— BEGIN —

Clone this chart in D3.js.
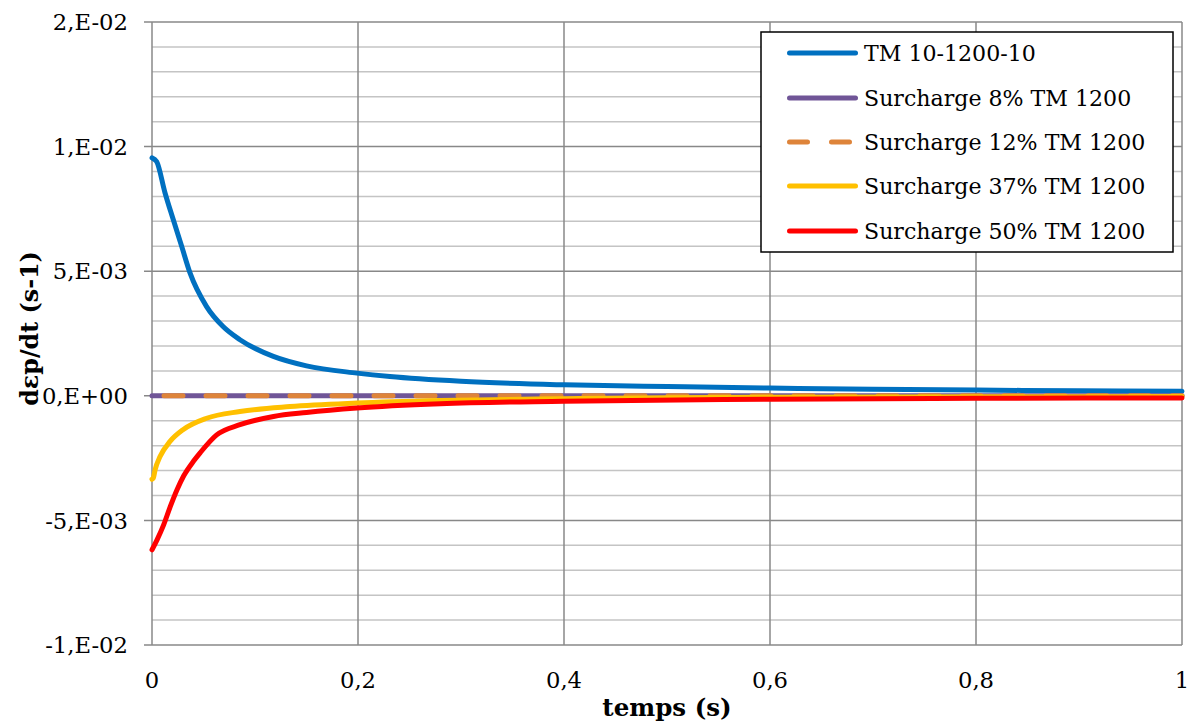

— END —
— BEGIN —

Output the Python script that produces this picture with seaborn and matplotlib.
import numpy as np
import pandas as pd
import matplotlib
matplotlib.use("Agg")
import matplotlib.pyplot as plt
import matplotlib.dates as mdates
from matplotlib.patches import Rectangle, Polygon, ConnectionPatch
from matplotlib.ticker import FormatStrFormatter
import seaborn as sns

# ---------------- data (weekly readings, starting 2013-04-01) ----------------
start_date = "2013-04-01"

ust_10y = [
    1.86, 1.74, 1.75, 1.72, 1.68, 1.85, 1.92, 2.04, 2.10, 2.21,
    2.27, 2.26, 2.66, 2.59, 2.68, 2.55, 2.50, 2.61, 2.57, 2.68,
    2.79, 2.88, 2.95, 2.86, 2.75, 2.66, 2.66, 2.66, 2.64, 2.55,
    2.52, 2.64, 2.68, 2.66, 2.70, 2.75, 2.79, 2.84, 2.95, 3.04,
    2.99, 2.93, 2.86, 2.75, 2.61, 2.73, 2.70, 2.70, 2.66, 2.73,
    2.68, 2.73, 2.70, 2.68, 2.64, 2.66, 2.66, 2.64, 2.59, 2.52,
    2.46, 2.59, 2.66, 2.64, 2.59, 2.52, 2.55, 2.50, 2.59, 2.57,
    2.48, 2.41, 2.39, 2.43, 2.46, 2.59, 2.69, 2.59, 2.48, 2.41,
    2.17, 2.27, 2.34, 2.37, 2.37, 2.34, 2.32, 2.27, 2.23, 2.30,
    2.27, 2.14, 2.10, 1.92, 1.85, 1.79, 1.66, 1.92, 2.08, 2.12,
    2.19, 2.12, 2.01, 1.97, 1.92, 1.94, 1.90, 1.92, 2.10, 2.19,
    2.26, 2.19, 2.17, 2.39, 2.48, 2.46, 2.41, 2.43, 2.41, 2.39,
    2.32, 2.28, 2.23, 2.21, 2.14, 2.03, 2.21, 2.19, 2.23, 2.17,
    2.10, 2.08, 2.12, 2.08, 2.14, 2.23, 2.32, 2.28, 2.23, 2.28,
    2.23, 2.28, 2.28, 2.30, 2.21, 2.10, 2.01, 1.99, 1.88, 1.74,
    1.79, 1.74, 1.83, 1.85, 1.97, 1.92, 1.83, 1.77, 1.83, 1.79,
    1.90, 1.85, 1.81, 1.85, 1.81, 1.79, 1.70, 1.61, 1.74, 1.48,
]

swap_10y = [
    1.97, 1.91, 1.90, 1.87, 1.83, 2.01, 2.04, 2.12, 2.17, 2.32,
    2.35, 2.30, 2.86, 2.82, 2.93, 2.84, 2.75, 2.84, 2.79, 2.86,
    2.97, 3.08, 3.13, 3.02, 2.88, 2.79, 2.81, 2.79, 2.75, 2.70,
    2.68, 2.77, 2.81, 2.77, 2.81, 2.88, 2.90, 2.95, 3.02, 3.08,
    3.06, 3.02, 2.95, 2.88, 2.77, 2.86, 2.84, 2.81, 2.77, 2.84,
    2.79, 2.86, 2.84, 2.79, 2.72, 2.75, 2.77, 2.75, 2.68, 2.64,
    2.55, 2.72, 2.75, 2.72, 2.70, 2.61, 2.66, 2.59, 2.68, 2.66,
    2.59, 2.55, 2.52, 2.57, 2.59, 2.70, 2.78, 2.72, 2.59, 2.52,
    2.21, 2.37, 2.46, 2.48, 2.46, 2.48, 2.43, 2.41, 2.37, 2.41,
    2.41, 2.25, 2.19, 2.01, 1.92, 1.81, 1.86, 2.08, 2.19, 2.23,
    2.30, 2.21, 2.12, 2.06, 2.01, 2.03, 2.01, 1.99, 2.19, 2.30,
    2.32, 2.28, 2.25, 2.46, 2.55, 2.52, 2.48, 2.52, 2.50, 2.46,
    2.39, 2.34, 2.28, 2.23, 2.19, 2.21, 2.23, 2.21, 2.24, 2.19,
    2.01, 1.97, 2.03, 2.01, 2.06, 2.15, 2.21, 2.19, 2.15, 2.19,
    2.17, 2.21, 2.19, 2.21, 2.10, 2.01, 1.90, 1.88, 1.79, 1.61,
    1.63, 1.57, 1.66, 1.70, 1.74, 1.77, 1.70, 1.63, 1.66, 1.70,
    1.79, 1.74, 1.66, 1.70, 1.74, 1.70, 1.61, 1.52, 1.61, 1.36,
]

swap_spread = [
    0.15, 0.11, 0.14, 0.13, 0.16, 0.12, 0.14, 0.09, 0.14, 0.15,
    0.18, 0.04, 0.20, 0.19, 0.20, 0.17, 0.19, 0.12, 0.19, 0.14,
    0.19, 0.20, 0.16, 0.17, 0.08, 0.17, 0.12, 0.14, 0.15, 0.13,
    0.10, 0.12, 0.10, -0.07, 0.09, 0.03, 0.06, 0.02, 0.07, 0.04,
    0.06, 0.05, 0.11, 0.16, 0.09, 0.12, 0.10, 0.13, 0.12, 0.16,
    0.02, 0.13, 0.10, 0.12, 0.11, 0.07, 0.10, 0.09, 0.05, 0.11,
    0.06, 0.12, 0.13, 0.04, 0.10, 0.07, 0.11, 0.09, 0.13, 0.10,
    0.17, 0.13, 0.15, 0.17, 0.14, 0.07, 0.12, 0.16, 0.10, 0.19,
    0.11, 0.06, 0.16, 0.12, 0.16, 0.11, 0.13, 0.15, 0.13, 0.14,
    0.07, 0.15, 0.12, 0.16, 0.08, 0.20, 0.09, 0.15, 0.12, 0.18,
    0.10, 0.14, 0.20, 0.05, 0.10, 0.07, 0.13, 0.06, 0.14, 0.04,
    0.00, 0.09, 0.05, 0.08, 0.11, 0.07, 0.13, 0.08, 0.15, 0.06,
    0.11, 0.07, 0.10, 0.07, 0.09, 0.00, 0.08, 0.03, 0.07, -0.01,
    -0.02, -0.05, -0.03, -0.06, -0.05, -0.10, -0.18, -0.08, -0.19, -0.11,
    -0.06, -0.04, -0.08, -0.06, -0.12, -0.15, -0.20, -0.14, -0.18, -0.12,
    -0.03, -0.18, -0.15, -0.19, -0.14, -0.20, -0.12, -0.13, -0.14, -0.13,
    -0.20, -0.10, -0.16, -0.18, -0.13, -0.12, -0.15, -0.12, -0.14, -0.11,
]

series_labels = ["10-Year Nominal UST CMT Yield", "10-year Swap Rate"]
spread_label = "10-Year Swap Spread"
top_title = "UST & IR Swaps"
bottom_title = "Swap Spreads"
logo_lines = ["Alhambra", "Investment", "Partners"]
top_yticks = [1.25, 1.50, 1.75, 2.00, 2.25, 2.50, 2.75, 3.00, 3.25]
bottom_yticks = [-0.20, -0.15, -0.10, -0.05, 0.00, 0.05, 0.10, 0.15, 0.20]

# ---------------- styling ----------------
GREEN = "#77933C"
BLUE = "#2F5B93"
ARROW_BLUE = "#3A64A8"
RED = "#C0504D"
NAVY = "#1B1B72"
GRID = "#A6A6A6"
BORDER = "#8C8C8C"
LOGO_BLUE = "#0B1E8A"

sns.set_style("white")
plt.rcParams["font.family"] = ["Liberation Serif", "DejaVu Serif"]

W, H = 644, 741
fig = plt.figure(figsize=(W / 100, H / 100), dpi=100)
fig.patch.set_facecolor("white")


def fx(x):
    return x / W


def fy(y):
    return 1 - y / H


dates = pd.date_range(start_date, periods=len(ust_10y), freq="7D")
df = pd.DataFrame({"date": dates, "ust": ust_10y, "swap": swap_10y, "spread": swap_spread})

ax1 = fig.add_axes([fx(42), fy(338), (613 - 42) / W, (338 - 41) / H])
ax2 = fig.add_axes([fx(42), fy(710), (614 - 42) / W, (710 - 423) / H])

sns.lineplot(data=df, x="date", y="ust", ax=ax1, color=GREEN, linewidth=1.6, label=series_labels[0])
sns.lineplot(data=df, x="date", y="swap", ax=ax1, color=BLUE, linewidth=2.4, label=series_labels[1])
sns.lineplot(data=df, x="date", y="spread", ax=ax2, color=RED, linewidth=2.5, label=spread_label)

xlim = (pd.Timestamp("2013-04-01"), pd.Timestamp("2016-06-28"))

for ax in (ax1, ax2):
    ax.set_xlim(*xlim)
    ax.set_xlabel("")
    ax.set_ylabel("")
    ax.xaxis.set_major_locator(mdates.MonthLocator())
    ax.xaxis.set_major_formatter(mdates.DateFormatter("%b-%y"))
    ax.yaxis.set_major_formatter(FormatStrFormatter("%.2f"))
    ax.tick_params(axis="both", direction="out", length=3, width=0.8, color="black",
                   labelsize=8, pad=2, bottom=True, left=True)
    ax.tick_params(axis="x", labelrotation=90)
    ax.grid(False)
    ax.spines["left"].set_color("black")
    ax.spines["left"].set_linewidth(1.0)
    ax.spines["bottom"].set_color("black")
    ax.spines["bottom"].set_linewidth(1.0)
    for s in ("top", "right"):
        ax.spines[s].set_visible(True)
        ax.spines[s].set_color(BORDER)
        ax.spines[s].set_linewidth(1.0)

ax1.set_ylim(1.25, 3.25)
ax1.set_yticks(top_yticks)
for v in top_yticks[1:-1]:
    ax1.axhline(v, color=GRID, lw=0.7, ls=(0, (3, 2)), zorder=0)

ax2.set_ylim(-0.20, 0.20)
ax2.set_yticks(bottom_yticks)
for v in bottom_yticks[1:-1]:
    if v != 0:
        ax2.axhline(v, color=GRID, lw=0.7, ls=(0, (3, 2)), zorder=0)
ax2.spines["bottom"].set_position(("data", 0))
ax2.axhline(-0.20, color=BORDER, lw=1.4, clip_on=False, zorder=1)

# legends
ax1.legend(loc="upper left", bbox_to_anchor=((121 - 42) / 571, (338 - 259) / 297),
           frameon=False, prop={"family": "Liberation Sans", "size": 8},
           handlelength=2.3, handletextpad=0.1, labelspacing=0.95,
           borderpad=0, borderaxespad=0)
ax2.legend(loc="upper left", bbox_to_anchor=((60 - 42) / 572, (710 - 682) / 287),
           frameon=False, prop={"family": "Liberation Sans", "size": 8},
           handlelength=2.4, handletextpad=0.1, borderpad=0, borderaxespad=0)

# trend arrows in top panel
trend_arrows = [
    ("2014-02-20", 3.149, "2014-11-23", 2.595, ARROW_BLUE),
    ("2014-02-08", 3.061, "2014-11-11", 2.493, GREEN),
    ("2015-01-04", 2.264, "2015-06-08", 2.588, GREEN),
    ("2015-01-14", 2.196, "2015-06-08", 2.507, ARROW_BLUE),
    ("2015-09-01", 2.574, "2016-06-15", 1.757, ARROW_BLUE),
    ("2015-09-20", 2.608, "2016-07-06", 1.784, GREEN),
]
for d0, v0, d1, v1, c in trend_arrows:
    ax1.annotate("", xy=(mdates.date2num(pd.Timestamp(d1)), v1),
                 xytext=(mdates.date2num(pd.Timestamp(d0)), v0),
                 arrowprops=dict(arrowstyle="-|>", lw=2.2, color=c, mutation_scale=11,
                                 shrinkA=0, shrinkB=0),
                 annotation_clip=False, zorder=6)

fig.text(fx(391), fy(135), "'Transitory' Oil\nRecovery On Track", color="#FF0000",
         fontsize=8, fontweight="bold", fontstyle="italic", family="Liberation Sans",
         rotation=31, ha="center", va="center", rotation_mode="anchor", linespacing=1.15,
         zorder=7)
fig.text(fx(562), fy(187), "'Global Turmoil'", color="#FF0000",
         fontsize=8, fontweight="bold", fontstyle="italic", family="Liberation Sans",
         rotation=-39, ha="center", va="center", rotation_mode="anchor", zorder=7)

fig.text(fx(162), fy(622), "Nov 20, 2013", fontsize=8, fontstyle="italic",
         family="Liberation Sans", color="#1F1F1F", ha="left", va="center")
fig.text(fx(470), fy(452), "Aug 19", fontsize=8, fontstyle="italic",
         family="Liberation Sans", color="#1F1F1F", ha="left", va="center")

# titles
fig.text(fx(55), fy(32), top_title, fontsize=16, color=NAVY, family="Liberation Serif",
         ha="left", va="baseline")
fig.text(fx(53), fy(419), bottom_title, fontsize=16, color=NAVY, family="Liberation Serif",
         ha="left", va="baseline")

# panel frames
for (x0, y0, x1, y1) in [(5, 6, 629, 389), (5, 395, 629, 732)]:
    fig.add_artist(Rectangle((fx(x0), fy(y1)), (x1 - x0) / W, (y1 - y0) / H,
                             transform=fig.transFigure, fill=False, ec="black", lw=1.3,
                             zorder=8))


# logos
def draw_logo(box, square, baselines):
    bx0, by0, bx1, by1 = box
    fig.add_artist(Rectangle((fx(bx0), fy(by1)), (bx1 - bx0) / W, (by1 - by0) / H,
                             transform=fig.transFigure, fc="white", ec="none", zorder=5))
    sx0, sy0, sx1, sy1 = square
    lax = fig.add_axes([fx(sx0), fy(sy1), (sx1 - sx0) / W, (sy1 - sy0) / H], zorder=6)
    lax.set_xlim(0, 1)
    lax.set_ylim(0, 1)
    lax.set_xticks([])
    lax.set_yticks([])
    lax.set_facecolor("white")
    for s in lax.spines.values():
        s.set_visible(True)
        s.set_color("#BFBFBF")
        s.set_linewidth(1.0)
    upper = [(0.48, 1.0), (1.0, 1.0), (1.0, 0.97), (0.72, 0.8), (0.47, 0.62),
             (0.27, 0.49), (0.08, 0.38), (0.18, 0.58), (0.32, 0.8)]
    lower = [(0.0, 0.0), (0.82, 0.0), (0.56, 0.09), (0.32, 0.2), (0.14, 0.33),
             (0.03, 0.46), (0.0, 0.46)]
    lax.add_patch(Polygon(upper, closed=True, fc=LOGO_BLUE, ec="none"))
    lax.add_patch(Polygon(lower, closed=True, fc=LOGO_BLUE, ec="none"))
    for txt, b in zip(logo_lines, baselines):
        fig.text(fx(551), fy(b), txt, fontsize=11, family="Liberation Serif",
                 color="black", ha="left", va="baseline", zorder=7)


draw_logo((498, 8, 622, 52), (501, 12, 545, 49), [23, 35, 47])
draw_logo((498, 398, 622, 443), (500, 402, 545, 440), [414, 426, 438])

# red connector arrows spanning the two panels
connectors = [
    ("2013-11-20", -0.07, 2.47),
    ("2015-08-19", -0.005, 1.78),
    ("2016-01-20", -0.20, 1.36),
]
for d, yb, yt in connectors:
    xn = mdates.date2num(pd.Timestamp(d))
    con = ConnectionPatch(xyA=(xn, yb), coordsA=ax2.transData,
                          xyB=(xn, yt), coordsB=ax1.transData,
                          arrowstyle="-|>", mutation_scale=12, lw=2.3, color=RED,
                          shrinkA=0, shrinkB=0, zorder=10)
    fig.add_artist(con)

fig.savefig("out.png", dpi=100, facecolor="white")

— END —
— BEGIN —

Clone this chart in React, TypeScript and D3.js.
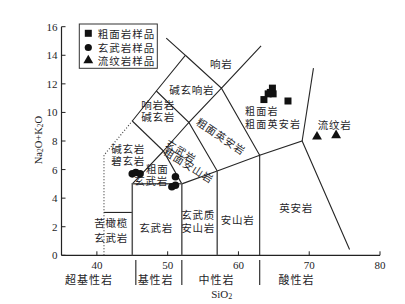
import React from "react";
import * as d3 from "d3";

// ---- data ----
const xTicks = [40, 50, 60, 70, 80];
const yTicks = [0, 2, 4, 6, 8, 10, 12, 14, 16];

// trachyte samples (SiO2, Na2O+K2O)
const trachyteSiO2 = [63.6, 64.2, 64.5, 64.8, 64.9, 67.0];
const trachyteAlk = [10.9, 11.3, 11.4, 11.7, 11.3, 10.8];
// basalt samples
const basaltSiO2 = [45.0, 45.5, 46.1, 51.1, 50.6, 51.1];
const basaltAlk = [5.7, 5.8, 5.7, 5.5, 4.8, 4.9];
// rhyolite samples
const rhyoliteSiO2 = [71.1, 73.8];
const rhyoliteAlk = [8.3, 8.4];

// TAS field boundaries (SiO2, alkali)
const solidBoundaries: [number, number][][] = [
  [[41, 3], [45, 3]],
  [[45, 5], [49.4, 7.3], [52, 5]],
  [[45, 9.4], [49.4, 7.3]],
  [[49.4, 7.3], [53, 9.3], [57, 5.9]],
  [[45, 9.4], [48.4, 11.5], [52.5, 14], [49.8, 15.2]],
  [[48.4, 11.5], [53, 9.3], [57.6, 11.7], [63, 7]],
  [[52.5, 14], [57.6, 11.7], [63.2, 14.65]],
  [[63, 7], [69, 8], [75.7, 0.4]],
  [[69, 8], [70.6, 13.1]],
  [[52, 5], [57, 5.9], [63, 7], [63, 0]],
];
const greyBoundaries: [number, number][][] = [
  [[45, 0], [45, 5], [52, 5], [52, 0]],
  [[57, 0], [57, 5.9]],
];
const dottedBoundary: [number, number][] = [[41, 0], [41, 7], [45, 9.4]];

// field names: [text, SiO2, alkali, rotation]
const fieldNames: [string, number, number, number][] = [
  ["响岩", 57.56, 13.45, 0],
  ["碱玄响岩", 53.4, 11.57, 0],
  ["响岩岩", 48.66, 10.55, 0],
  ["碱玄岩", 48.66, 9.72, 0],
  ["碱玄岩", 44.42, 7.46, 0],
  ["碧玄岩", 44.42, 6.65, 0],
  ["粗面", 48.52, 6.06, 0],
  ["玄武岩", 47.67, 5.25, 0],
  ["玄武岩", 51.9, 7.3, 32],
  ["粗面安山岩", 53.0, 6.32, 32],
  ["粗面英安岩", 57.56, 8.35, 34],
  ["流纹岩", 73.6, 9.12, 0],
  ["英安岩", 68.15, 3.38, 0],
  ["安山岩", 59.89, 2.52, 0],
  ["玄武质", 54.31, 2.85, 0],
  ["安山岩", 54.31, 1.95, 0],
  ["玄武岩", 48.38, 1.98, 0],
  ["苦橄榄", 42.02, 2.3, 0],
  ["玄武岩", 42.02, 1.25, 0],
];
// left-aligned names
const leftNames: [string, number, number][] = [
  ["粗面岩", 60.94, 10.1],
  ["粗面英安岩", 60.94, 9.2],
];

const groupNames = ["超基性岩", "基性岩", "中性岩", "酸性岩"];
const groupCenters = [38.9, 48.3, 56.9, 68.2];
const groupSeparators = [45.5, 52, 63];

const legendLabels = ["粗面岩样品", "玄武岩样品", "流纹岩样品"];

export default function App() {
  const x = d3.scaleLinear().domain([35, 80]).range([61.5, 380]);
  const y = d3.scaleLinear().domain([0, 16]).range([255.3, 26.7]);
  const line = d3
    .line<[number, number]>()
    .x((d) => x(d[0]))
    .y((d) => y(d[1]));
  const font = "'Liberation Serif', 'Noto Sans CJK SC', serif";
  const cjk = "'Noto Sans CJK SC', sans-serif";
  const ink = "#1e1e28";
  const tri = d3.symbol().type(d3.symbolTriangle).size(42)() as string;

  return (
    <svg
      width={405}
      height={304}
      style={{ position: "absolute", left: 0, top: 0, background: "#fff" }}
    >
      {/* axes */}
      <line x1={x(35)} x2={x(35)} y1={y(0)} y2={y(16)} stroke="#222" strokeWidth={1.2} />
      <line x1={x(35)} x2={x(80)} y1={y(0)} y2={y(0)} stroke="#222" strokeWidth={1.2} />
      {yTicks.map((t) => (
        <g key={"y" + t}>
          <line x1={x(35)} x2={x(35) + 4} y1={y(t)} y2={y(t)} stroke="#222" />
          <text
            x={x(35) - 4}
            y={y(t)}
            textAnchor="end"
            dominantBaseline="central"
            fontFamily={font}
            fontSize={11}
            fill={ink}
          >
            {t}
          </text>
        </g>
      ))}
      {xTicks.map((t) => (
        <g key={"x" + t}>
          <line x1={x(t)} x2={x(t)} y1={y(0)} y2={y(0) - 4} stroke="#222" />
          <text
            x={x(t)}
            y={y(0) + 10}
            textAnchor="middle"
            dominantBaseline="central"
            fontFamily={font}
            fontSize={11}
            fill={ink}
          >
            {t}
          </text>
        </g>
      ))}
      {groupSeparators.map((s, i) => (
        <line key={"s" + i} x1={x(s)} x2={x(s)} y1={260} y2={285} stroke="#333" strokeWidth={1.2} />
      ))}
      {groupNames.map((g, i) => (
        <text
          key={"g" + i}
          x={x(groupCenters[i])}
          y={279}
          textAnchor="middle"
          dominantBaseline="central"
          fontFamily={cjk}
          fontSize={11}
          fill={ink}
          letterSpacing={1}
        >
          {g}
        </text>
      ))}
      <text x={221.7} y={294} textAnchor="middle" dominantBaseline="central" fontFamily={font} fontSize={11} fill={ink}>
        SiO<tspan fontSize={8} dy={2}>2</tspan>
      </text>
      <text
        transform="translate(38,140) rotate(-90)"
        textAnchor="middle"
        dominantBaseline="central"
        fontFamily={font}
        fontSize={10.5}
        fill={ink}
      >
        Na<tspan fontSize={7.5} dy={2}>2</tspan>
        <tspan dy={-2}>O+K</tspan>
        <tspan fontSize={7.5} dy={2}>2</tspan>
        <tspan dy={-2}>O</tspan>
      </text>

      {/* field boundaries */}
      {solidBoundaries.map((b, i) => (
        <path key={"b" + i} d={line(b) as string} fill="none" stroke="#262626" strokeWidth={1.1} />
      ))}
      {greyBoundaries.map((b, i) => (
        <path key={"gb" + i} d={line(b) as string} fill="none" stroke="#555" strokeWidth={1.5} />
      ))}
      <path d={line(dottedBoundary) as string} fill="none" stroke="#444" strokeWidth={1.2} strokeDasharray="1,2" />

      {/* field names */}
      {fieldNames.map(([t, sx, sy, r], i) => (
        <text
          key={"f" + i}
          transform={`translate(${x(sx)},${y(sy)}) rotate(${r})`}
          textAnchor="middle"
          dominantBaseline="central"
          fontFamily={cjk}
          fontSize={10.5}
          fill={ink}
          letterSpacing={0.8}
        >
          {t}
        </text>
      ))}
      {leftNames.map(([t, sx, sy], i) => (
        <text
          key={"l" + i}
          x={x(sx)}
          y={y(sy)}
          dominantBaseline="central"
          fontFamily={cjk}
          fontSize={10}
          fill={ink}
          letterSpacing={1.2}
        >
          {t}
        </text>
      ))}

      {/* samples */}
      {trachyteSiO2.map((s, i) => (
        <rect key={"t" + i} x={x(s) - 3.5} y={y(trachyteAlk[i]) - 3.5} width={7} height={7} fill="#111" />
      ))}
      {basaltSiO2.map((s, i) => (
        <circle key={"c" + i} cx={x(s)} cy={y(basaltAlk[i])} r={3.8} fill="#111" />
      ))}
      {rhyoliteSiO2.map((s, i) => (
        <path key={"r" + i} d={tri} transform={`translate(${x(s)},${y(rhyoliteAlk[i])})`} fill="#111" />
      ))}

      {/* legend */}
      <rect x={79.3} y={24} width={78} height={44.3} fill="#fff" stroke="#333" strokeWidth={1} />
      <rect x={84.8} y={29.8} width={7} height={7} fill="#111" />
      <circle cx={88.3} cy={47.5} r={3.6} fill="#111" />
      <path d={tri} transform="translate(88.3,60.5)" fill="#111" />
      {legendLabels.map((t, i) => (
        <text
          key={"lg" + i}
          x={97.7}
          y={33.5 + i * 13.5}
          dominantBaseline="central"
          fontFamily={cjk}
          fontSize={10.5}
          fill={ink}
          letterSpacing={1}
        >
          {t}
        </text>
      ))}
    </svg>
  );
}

— END —

### [Exercise description]
In the listing, find each line with the string "Clone" and copy it.

### [Response below]
Clone this chart in D3.js.
Clone this chart in React, TypeScript and D3.js.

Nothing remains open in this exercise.